[OpenAFS-devel] AFS vs UNICODE
Jeffrey Altman
jaltman@secure-endpoints.com
Wed, 16 Jul 2008 15:38:53 -0400
With the release today of OpenAFS 1.5.50, the Microsoft Windows OpenAFS
client like the Microsoft Windows operating system on which it runs uses
the Unicode character set for all file system object names. Given the
discussion that took place on this list in early May of this year I want
to provide a follow up to describe how Unicode character set support has
been implemented without altering any of the AFS server processes.
The interface between the Windows SMB redirector and the AFS client
service is now purely Unicode (UCS2). Previously all of the file system
object names received through the SMB interface were converted by
Windows from Unicode into the local OEM character set. Any names that
cannot be translated resulted in an error.
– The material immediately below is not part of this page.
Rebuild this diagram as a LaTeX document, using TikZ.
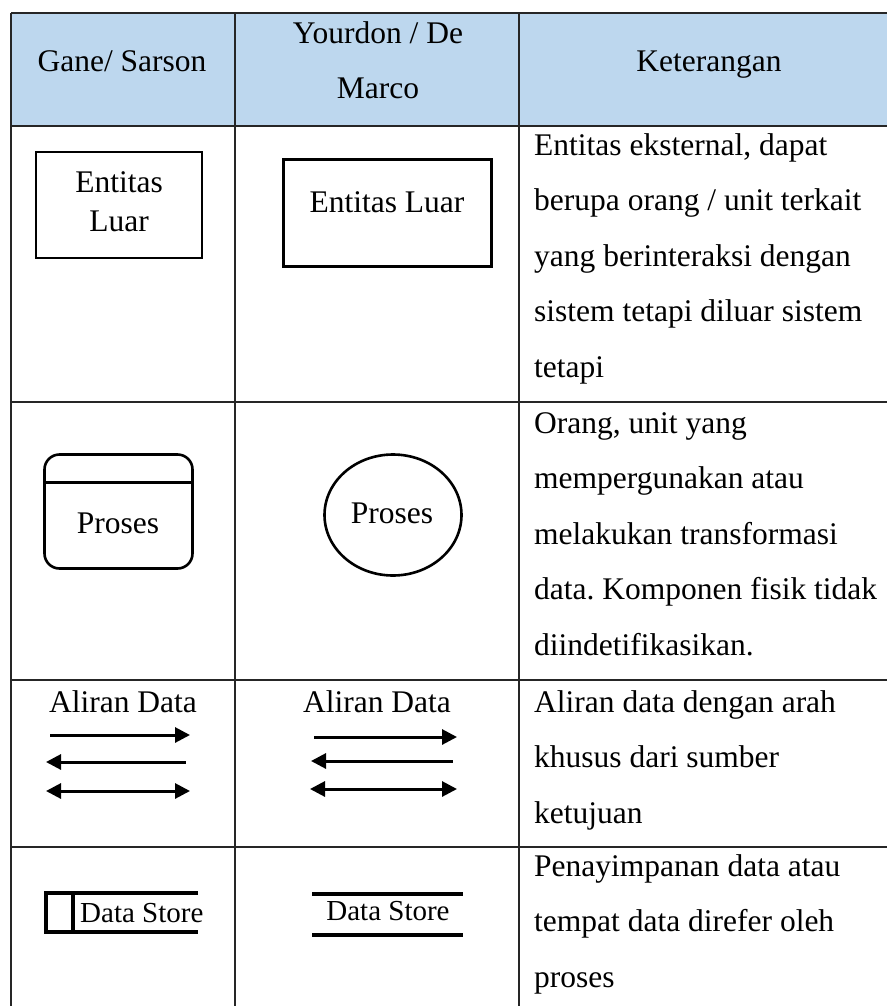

The AFS Client will convert this UCS2 string to UTF-8 without
normalization and hand this string off to the file server.
When reading object names from the file server, the AFS Client will
attempt to treat the string as UTF-8. If the string is not valid UTF-8
the string will be interpreted as the OEM character set. If it is not
valid for the OEM character set, the name will be encoded so that it can
be delivered to Windows. The original file server string is maintained
along with the translated version with mapping performed as required.
All directory searches and file comparisons are performed by normalizing
the input from Windows and the strings from the file servers prior to
performing the comparison. However, non-normalized strings are always
delivered to the operating system.
Jeffrey Altman